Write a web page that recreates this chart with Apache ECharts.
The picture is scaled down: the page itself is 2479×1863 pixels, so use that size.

= = = = = = =

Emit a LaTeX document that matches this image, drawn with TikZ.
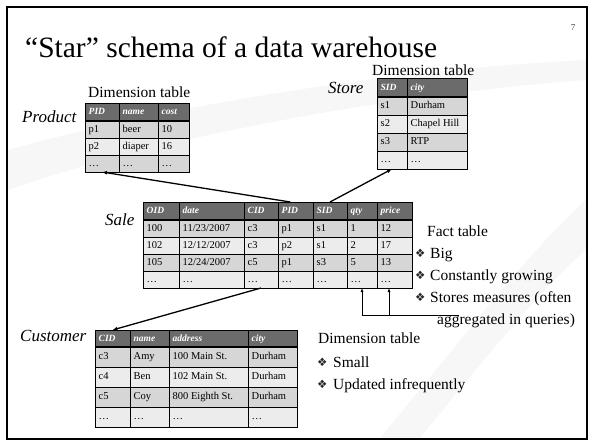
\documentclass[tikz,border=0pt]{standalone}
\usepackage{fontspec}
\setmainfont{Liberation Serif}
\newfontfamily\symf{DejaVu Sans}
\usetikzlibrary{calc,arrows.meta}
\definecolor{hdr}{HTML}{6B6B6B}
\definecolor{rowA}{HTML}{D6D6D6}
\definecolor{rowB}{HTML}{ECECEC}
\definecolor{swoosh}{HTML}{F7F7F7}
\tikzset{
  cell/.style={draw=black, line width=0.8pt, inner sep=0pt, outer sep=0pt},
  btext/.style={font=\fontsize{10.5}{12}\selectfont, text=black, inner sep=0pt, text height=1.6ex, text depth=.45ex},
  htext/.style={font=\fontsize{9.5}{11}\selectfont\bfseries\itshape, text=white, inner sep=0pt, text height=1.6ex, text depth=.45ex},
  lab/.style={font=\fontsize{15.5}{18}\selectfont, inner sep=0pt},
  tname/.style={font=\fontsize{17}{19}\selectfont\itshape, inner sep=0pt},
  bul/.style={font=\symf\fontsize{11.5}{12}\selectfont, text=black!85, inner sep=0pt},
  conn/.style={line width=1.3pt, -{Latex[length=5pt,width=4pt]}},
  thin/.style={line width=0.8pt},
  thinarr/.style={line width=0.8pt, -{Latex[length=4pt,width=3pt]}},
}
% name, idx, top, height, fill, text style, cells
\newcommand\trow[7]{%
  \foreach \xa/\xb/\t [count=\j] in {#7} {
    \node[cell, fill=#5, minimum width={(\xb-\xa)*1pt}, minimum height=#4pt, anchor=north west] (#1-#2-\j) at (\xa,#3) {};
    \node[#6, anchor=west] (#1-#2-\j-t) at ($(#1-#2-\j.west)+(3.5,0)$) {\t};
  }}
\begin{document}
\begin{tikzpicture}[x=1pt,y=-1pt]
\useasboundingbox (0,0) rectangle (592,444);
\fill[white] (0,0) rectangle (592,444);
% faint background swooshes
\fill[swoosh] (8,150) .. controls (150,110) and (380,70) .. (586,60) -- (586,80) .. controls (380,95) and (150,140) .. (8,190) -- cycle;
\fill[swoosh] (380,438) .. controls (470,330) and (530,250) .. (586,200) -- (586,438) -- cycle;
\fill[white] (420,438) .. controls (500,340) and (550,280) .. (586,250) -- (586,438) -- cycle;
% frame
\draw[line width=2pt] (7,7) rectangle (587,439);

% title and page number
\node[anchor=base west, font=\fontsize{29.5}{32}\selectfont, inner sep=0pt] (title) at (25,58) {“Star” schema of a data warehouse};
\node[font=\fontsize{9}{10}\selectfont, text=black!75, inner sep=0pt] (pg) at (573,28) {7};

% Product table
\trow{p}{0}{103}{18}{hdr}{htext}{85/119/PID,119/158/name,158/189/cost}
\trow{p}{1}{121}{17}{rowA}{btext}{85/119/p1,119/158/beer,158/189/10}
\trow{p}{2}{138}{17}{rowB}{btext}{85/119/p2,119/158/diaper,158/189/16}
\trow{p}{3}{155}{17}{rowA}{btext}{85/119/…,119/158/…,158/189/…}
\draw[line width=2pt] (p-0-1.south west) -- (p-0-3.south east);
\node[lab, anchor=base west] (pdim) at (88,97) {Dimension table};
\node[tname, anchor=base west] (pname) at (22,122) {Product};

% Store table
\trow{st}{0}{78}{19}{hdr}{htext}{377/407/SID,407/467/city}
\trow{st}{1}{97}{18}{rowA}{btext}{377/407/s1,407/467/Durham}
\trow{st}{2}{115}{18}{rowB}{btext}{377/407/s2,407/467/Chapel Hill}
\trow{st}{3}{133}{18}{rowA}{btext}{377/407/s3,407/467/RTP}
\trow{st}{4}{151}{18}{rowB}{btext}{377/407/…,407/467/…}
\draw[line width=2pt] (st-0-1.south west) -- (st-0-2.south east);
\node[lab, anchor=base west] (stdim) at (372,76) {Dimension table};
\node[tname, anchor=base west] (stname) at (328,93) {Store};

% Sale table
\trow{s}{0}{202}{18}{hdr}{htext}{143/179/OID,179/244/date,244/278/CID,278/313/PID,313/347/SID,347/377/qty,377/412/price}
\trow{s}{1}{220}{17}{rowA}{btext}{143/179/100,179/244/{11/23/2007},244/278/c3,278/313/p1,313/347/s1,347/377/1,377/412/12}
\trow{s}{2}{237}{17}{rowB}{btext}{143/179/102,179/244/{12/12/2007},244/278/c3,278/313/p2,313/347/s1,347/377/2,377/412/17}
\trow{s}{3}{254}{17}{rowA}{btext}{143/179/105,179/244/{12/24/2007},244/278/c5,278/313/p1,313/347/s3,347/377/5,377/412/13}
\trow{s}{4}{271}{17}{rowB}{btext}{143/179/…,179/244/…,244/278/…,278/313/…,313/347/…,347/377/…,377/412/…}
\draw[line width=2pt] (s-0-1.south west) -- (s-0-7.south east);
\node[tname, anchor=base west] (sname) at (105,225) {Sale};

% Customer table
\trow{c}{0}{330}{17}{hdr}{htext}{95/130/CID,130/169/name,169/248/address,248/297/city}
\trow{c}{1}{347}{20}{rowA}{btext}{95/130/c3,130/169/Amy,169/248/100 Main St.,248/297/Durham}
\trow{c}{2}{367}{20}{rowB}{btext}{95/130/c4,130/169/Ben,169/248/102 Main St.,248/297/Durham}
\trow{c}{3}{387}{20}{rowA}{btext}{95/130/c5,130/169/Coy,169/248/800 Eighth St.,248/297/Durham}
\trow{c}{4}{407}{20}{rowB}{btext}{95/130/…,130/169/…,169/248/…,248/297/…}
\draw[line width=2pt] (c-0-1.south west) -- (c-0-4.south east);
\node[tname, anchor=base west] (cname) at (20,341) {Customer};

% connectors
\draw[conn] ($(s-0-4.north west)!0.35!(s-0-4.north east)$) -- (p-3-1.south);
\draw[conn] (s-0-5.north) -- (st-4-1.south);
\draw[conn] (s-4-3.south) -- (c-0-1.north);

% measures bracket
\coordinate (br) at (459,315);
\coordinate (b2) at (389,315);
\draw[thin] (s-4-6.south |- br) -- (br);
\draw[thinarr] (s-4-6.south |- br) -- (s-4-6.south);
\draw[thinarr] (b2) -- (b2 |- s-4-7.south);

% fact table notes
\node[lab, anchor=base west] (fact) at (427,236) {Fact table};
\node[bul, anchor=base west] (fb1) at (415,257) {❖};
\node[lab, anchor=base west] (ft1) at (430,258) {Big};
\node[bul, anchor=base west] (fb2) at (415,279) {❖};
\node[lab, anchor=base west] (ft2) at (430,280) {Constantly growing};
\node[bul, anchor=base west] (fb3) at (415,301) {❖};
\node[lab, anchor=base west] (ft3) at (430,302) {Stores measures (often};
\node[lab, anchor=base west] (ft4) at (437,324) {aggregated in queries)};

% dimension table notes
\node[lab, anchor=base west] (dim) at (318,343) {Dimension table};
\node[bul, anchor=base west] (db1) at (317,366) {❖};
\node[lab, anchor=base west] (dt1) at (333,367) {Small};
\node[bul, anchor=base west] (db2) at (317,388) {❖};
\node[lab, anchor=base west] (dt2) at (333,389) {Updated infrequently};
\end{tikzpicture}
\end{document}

= = = = = = =

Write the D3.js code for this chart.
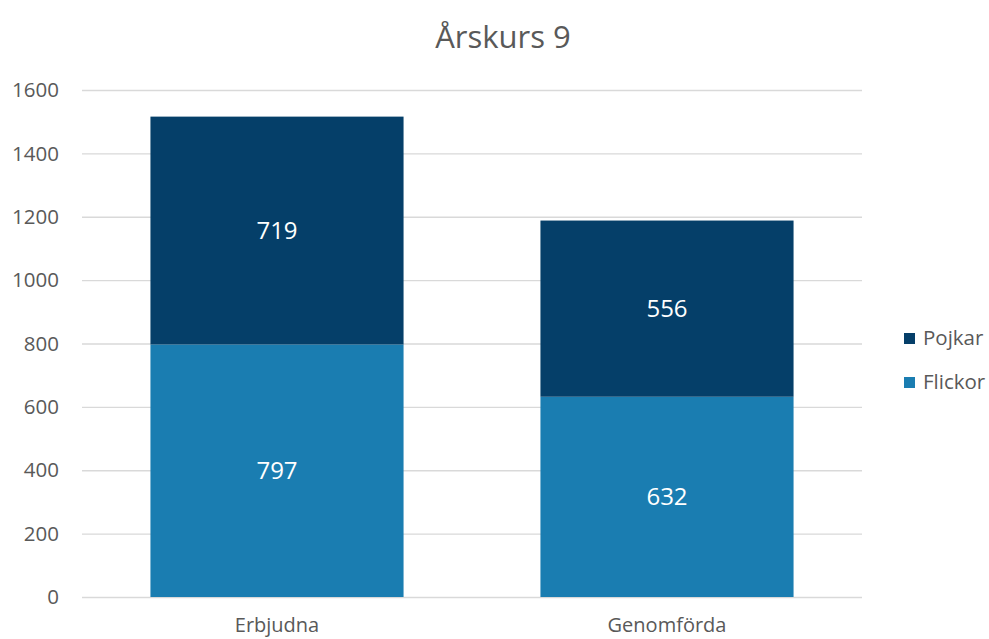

= = = = = = =

- [AIM]: Of the lines above, quote exactly those from the one with "Emit a LaTeX" through the one with "text=black!75, inner sep=0pt]", ends included; pictures stay out.

- [COMPLETE ANSWER]:
Emit a LaTeX document that matches this image, drawn with TikZ.
\documentclass[tikz,border=0pt]{standalone}
\usepackage{fontspec}
\setmainfont{Liberation Serif}
\newfontfamily\symf{DejaVu Sans}
\usetikzlibrary{calc,arrows.meta}
\definecolor{hdr}{HTML}{6B6B6B}
\definecolor{rowA}{HTML}{D6D6D6}
\definecolor{rowB}{HTML}{ECECEC}
\definecolor{swoosh}{HTML}{F7F7F7}
\tikzset{
  cell/.style={draw=black, line width=0.8pt, inner sep=0pt, outer sep=0pt},
  btext/.style={font=\fontsize{10.5}{12}\selectfont, text=black, inner sep=0pt, text height=1.6ex, text depth=.45ex},
  htext/.style={font=\fontsize{9.5}{11}\selectfont\bfseries\itshape, text=white, inner sep=0pt, text height=1.6ex, text depth=.45ex},
  lab/.style={font=\fontsize{15.5}{18}\selectfont, inner sep=0pt},
  tname/.style={font=\fontsize{17}{19}\selectfont\itshape, inner sep=0pt},
  bul/.style={font=\symf\fontsize{11.5}{12}\selectfont, text=black!85, inner sep=0pt},
  conn/.style={line width=1.3pt, -{Latex[length=5pt,width=4pt]}},
  thin/.style={line width=0.8pt},
  thinarr/.style={line width=0.8pt, -{Latex[length=4pt,width=3pt]}},
}
% name, idx, top, height, fill, text style, cells
\newcommand\trow[7]{%
  \foreach \xa/\xb/\t [count=\j] in {#7} {
    \node[cell, fill=#5, minimum width={(\xb-\xa)*1pt}, minimum height=#4pt, anchor=north west] (#1-#2-\j) at (\xa,#3) {};
    \node[#6, anchor=west] (#1-#2-\j-t) at ($(#1-#2-\j.west)+(3.5,0)$) {\t};
  }}
\begin{document}
\begin{tikzpicture}[x=1pt,y=-1pt]
\useasboundingbox (0,0) rectangle (592,444);
\fill[white] (0,0) rectangle (592,444);
% faint background swooshes
\fill[swoosh] (8,150) .. controls (150,110) and (380,70) .. (586,60) -- (586,80) .. controls (380,95) and (150,140) .. (8,190) -- cycle;
\fill[swoosh] (380,438) .. controls (470,330) and (530,250) .. (586,200) -- (586,438) -- cycle;
\fill[white] (420,438) .. controls (500,340) and (550,280) .. (586,250) -- (586,438) -- cycle;
% frame
\draw[line width=2pt] (7,7) rectangle (587,439);

% title and page number
\node[anchor=base west, font=\fontsize{29.5}{32}\selectfont, inner sep=0pt] (title) at (25,58) {“Star” schema of a data warehouse};
\node[font=\fontsize{9}{10}\selectfont, text=black!75, inner sep=0pt] (pg) at (573,28) {7};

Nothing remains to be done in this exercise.